How can I know what encoding will be used by PHP when sending data to the browser? I.e. with the Cotent-Type header, for instance: iso-8859-1.
You can set your own with header('Content-type: xxx/yyy');
, but I believe that text/html is sent by default.
AFAIK, PHP sends strings bytewise. that is, if your variables hold UTF-8, it will send UTF-8. if you have iso-8859-1, it will send that too. if you mix them, it won't be pretty.
You can use the header() solution that William suggested, however if you are running Apache, and the Apache config is using a default charset, that will win everytime (Internet Explorer will go crazy) See: AddDefaultCharset
Keep in mind that content-types and encodings are two different things. text/html is a content-type; ISO-8859-1 and UTF-8 are encodings.
The HTTP response header that the server sends typically looks like this:
Content-Type: text/html; charset=utf-8
"charset" is actually the character encoding.
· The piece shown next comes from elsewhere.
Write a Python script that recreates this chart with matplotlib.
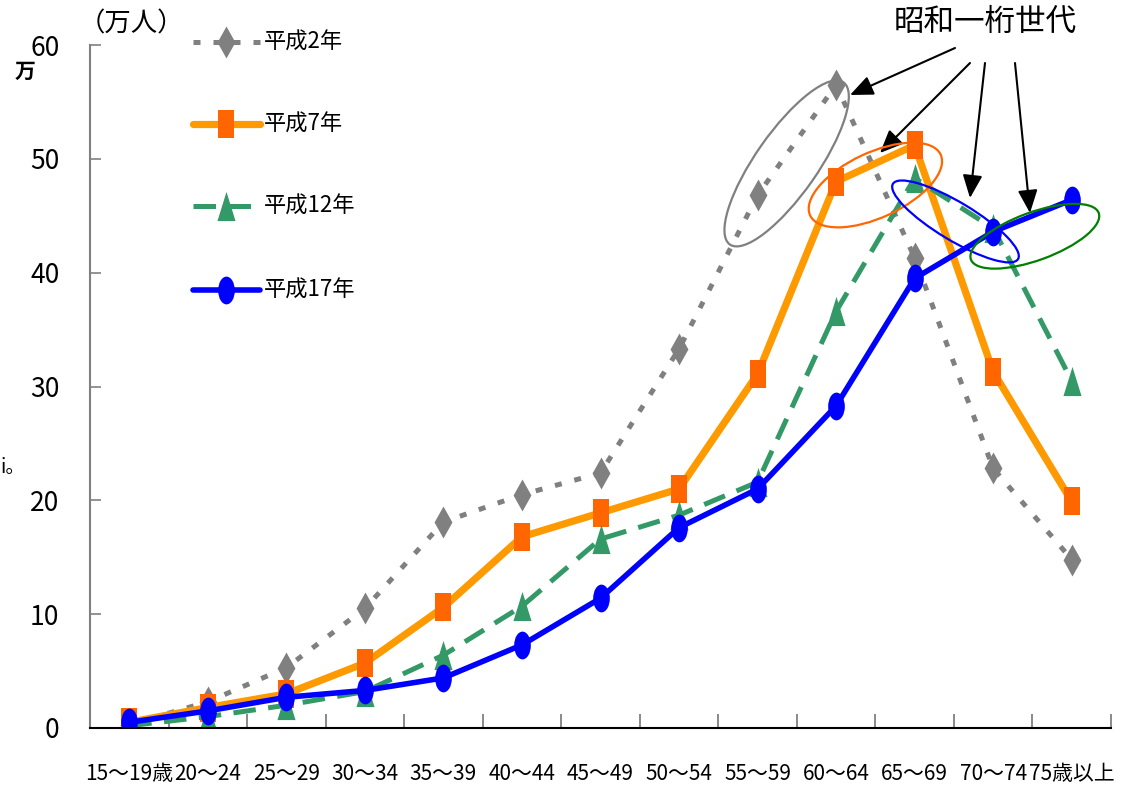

It's not in a separate header; however there is a header called "Content-Encoding" which actually specifies what kind of compression the response uses (e.g. gzip).
If you want to change the character encoding to UTF-8, in a file that contains HTML:
<?
header("Content-Type: text/html; charset=utf-8");
If your server is not configured to have a default content or charset, and neither is PHP, PHP will send only Content-Type: text/html
- it won't specify a charset at all, and will send the bytes as it sees them in the script.
If a browser receives a page without charset specified, various things can happen:
- most browsers have an "Encoding/Charset" menu; if the user explicitly selects one, the browser will try to apply it. Doesn't happen too often, so:
- some browsers try to render it with a default charset (which is locale-dependent, e.g. for FF and cs_CZ it used to be
iso-8859-2
; YMMV) - IE will try to determine the charset heuristically (it will take a guess, based on character distribution - and many times it gets it right; sometimes it gets it wrong and you get a page in Romanian interpreted as Chinese text, which usually means "unreadable")
- some old browsers will fall back on
us-ascii
If with this procedure, the PHP script's charset and the browser's charset matches, the text will - accidentally - be readable. If not, there will be weird signs and similar phenomena.